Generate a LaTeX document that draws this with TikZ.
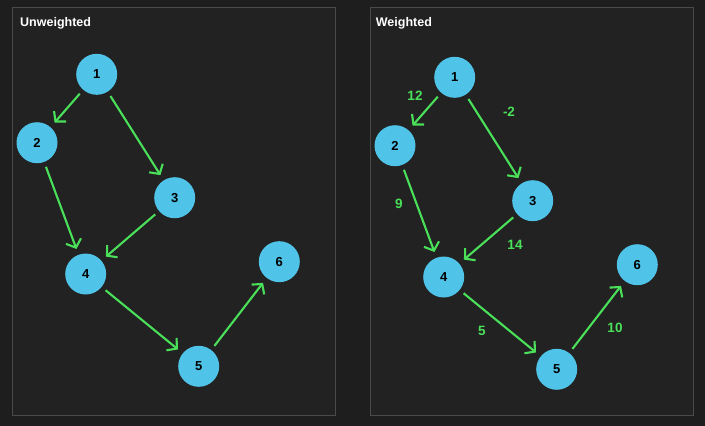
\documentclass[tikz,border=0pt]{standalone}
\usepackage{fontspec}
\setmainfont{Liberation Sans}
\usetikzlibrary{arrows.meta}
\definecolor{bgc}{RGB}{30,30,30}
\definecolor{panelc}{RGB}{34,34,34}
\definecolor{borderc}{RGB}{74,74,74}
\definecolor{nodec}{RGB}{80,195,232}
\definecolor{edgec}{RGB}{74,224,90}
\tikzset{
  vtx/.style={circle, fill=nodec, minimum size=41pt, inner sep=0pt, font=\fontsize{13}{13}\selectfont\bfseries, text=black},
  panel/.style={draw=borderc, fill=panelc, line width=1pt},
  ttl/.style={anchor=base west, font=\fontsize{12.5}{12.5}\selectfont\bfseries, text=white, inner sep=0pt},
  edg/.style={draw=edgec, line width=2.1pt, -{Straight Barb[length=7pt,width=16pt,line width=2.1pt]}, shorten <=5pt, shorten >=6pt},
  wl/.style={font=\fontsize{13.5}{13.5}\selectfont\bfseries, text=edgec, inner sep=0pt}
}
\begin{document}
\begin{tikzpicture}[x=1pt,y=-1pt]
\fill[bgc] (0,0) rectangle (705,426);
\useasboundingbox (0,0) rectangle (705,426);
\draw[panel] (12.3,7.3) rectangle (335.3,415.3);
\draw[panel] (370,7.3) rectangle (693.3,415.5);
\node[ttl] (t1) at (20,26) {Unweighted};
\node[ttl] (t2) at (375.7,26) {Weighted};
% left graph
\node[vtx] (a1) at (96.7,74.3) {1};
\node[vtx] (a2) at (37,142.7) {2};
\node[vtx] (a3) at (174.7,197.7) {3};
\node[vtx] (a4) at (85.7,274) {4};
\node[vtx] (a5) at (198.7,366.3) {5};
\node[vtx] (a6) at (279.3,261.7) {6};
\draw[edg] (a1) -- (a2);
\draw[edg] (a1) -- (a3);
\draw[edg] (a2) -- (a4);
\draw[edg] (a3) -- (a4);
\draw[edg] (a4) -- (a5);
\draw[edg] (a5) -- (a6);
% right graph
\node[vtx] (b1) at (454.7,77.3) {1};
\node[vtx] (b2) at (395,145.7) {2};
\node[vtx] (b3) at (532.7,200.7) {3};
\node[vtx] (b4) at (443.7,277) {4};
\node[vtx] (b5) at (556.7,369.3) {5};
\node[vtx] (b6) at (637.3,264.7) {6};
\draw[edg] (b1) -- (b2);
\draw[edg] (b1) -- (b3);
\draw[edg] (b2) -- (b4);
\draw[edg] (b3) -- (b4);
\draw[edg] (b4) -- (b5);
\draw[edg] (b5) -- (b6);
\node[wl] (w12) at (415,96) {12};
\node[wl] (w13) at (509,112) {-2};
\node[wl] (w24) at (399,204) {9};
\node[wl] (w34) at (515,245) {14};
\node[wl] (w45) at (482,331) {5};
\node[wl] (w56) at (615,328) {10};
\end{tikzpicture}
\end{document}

* * *

* **What needs to be done**
Repeat the listing above exactly, with no pictures.

* **Response to the task**
Generate a LaTeX document that draws this with TikZ.
\documentclass[tikz,border=0pt]{standalone}
\usepackage{fontspec}
\setmainfont{Liberation Sans}
\usetikzlibrary{arrows.meta}
\definecolor{bgc}{RGB}{30,30,30}
\definecolor{panelc}{RGB}{34,34,34}
\definecolor{borderc}{RGB}{74,74,74}
\definecolor{nodec}{RGB}{80,195,232}
\definecolor{edgec}{RGB}{74,224,90}
\tikzset{
  vtx/.style={circle, fill=nodec, minimum size=41pt, inner sep=0pt, font=\fontsize{13}{13}\selectfont\bfseries, text=black},
  panel/.style={draw=borderc, fill=panelc, line width=1pt},
  ttl/.style={anchor=base west, font=\fontsize{12.5}{12.5}\selectfont\bfseries, text=white, inner sep=0pt},
  edg/.style={draw=edgec, line width=2.1pt, -{Straight Barb[length=7pt,width=16pt,line width=2.1pt]}, shorten <=5pt, shorten >=6pt},
  wl/.style={font=\fontsize{13.5}{13.5}\selectfont\bfseries, text=edgec, inner sep=0pt}
}
\begin{document}
\begin{tikzpicture}[x=1pt,y=-1pt]
\fill[bgc] (0,0) rectangle (705,426);
\useasboundingbox (0,0) rectangle (705,426);
\draw[panel] (12.3,7.3) rectangle (335.3,415.3);
\draw[panel] (370,7.3) rectangle (693.3,415.5);
\node[ttl] (t1) at (20,26) {Unweighted};
\node[ttl] (t2) at (375.7,26) {Weighted};
% left graph
\node[vtx] (a1) at (96.7,74.3) {1};
\node[vtx] (a2) at (37,142.7) {2};
\node[vtx] (a3) at (174.7,197.7) {3};
\node[vtx] (a4) at (85.7,274) {4};
\node[vtx] (a5) at (198.7,366.3) {5};
\node[vtx] (a6) at (279.3,261.7) {6};
\draw[edg] (a1) -- (a2);
\draw[edg] (a1) -- (a3);
\draw[edg] (a2) -- (a4);
\draw[edg] (a3) -- (a4);
\draw[edg] (a4) -- (a5);
\draw[edg] (a5) -- (a6);
% right graph
\node[vtx] (b1) at (454.7,77.3) {1};
\node[vtx] (b2) at (395,145.7) {2};
\node[vtx] (b3) at (532.7,200.7) {3};
\node[vtx] (b4) at (443.7,277) {4};
\node[vtx] (b5) at (556.7,369.3) {5};
\node[vtx] (b6) at (637.3,264.7) {6};
\draw[edg] (b1) -- (b2);
\draw[edg] (b1) -- (b3);
\draw[edg] (b2) -- (b4);
\draw[edg] (b3) -- (b4);
\draw[edg] (b4) -- (b5);
\draw[edg] (b5) -- (b6);
\node[wl] (w12) at (415,96) {12};
\node[wl] (w13) at (509,112) {-2};
\node[wl] (w24) at (399,204) {9};
\node[wl] (w34) at (515,245) {14};
\node[wl] (w45) at (482,331) {5};
\node[wl] (w56) at (615,328) {10};
\end{tikzpicture}
\end{document}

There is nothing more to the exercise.